Yani Zhong

Personal information
- Born: 14 March 2001 (age 25) Hamburg, Germany

Sport
- Sport: Field hockey
- Position: Forward

Senior career
- Years: Team / Caps / Goals
- –2024: Uhlenhorster HC / - / -
- 2024–2025: Boston College Eagles / - / -
- 2025–: Uhlenhorster HC / - / -

National team
- Years: Team / Caps / Goals
- 2018: Germany U–18 / 5 / (0)
- 2022–: Germany / 5 / (0)

Medal record
| Women's field hockey |
| Representing Germany |

= Yani Zhong =

German field hockey player

Yani Zhong (born 14 March 2001) is a field hockey player from Germany.

==Personal life==
Yani Zhong was born in Hamburg, Germany.

She is a former student of Boston College, having graduated in 2024.

==Career==
===Domestic league===
Throughout her junior career, Zhong played for Uhlenhorster HC. She later moved to the United States and competed for the Boston College Eagles in the Atlantic Coast Conference. In 2025 she returned to Germany, playing for Uhlenhorster HC again in the Bundesliga.

===Under–18===
In 2018, Zhong made her international debut for Germany at under–18 level, representing the national youth squad at the EuroHockey U–18 Championship in Santander.

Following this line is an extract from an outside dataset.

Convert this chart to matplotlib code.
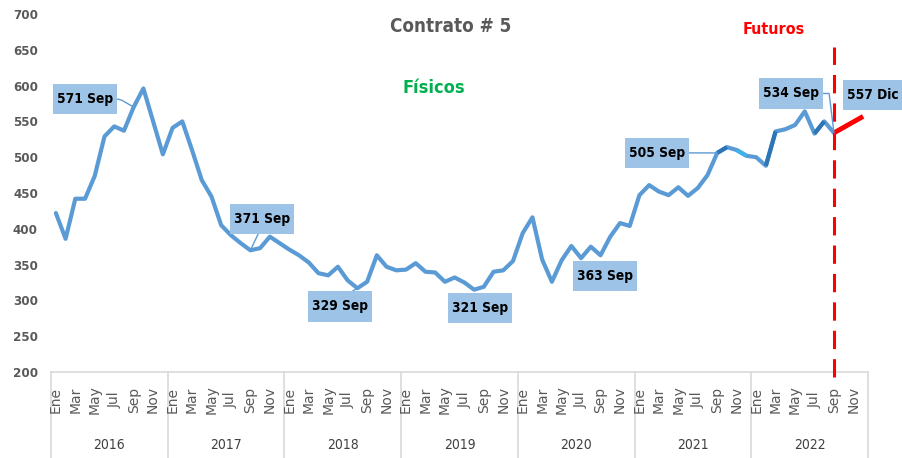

At the tournament, the team finished in fourth place, narrowly missing a bronze medal.

===Die Danas===
Zhong made her senior international debut in 2022. She earned her first cap during season three of the FIH Pro League, in a match against China in s'-Hertogenbosch.

Following her debut, Zhong was not included in the Die Danas squad for over three years. She returned to the national setup in 2025, travelling with the national team to Santiago del Estero for matches of the FIH Pro League's seventh season. She has since been named in the squad in 2026 for more FIH Pro League matches in Valencia.